Atom probe tomography (APT) may be considered the new kid on the block (although it has a strong historical pedigree). It can provide three-dimensional, quantitative information about the distribution of atoms (of any mass) at atomic resolution within needle-shaped samples [Reference Miller8]. It has played an important role in the battery work discussed in the paper by Wang et al. in this issue. One of the challenges of APT is the preparation of the sharp needle sample such that the analyst can obtain the desired information from an appropriate region of a bulk sample. Focused ion beam (FIB) milling is now used to produce needle samples of the appropriate dimensions from almost any material of interest [Reference Thompson9]. Traditionally, APT analysis was relegated mainly to electrically conductive systems; however FIB sample preparation and the introduction of lasers and local electrode geometries of modern atom probes have opened up application to many other areas of materials science [Reference Marquis10].
Advances in understanding of these methods mean that the information in Table 1 is subject to continuous improvement. Developments associated with LEIS, SIMS, and MEIS have been noted above. Important advances in XPS related to higher-than-normal pressures [Reference Salmeron and Schlögl11] and capabilities enabled by high-energy X rays [Reference Taguchi12] are not included in Table 1. In addition to the SIMS advances already mentioned, the new ability to examine liquid surfaces and the solid/liquid interface provides new ways to examine biological systems [Reference Hua13] and solid/liquid systems such as batteries [Reference Zhu14] (as described in the article by Wang et al. in this issue).
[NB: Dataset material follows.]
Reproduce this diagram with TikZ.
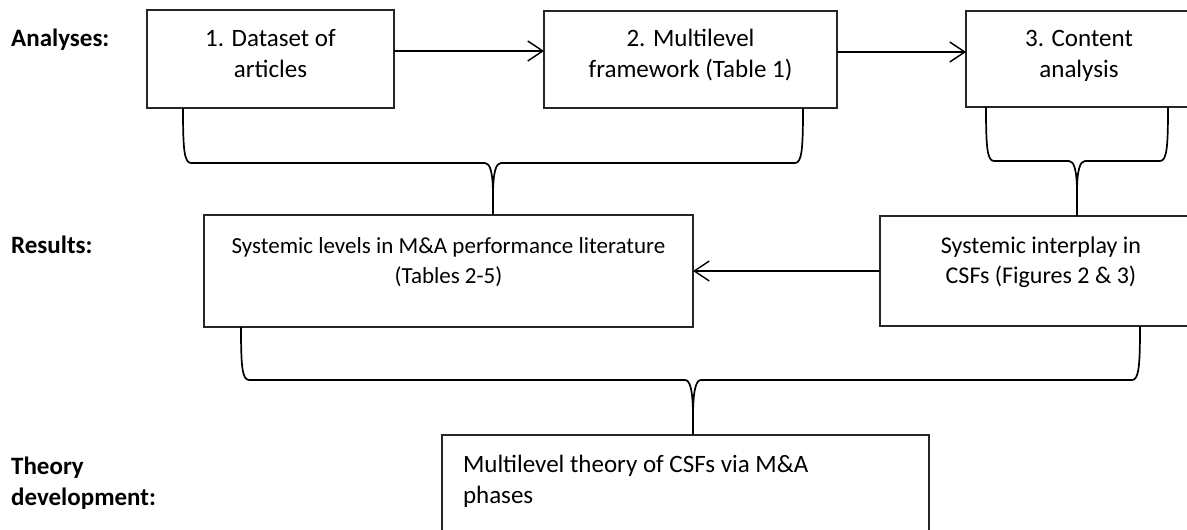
\documentclass[tikz,border=0pt]{standalone}
\usepackage{fontspec}
\setmainfont{Carlito}
\usetikzlibrary{arrows.meta}

\tikzset{
  stagebox/.style={draw=black!85, line width=1.3pt, inner sep=0pt, outer sep=0pt,
    align=flush center, anchor=base},
  rowlabel/.style={font=\bfseries, anchor=base west, inner sep=0pt, align=flush left,
    text width=200pt},
  flow/.style={line width=1.4pt, -{Straight Barb[length=15pt, width=20pt, line width=1.4pt]}},
  bracket/.style={line width=1.7pt, line join=round},
}

\begin{document}
\begin{tikzpicture}[x=1pt, y=-1pt]
\fontsize{25}{31}\selectfont
\useasboundingbox (0,0) rectangle (1187,530);
\clip (0,0) rectangle (1187,530);

% row labels
\node[rowlabel] (lanal) at (11,46.7) {Analyses:};
\node[rowlabel] (lres)  at (11,253)  {Results:};
\node[rowlabel] (ltheo) at (11,474)  {Theory\\development:};

% analysis steps
\node[stagebox, text width=247pt, text height=36.7pt, text depth=61.3pt]
  (b1) at (270.5,46.7) {1. Dataset of\\articles};
\node[stagebox, text width=293pt, text height=35.7pt, text depth=61.3pt]
  (b2) at (690.5,46.7) {2. Multilevel\\framework (Table 1)};
\node[stagebox, text width=226pt, text height=35.7pt, text depth=60.3pt]
  (b3) at (1079,46.7) {3. Content\\analysis};

% results
\node[stagebox, text width=489pt, text height=38pt, text depth=74pt,
      font=\fontsize{23}{30}\selectfont]
  (r1) at (448.5,253) {Systemic levels in M\&A performance literature\\(Tables 2-5)};
\node[stagebox, text width=322pt, text height=37pt, text depth=73pt,
      font=\fontsize{24}{30}\selectfont]
  (r2) at (1041,253) {Systemic interplay in\\CSFs (Figures 2 \& 3)};

% theory development
\node[stagebox, align=flush left, inner xsep=21pt, text width=445pt, text height=37pt, text depth=70pt]
  (t1) at (685.5,472) {Multilevel theory of CSFs via M\&A\\phases};

% arrows between steps
\draw[flow] ([yshift=8pt]b1.east) -- ([yshift=8pt]b1.east -| b2.west);
\draw[flow] ([yshift=7.5pt]b2.east) -- ([yshift=7.5pt]b2.east -| b3.west);
\draw[flow] (r2.west) -- (r2.west -| r1.east);

% bracket anchors
\coordinate (k1l) at (183,108);
\coordinate (k1r) at (803,108);
\coordinate (c1)  at (493,196);
\coordinate (k2l) at (986,107);
\coordinate (k2r) at (1168,107);
\coordinate (c2)  at (1077,193);
\coordinate (k3l) at (241,327);
\coordinate (k3r) at (1140,326);
\coordinate (c3)  at (693,417);

% bracket: steps 1-2 into the levels result
\draw[bracket] (k1l) .. controls (183,148) and (184,163) .. (191,163) -- (485,163)
  .. controls (490,163) and (493,172) .. (c1) -- (c1 |- r1.north);
\draw[bracket] (k1r) .. controls (803,148) and (802,163) .. (795,163) -- (501,163)
  .. controls (496,163) and (493,172) .. (c1);

% bracket: step 3 into the interplay result
\draw[bracket] (k2l) .. controls (986,146) and (987,161) .. (994,161) -- (1069,161)
  .. controls (1074,161) and (1077,170) .. (c2) -- (c2 |- r2.north);
\draw[bracket] (k2r) .. controls (1168,146) and (1167,161) .. (1160,161) -- (1085,161)
  .. controls (1080,161) and (1077,170) .. (c2);

% bracket: both results into the theory
\draw[bracket] (k3l) .. controls (241,365) and (242,380) .. (249,380) -- (685,380)
  .. controls (690,380) and (693,390) .. (c3) -- (c3 |- t1.north);
\draw[bracket] (k3r) .. controls (1140,365) and (1139,380) .. (1132,380) -- (701,380)
  .. controls (696,380) and (693,390) .. (c3);
\end{tikzpicture}
\end{document}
While these surface analysis methods continually improve over time, it is often their complementary nature and integration with information obtained from other methods that is important in solving problems. More detailed information about each method can be obtained from a variety of sources [Reference Baer15–Reference Miller and Forbes19].
Improvements in terminology also help our understanding of surface analysis. Terms have been carefully defined by ISO Committee 201 Surface Chemical Analysis (including information depth and depth resolution as used in Table 1 are now available at no charge through a variety of websites that can be found in ref [Reference Powell20].) Concepts underlying terminology can have important implications. For example, although the effective attenuation length of electrons (λ) in XPS is typically 1 to 3 nm, the depth from which 95% of the signal arises is ≈3λ or up to ≈10 nm [Reference Briggs21]. Thus the information depth is larger than λ, although λ has been often been identified as the sampling depth.
I want to thank each of the authors who contributed to the articles in this issue. These brief summaries demonstrate the advanced uses of surface analysis and usually in combination with microscopy and other methods to address problems of importance to all of us.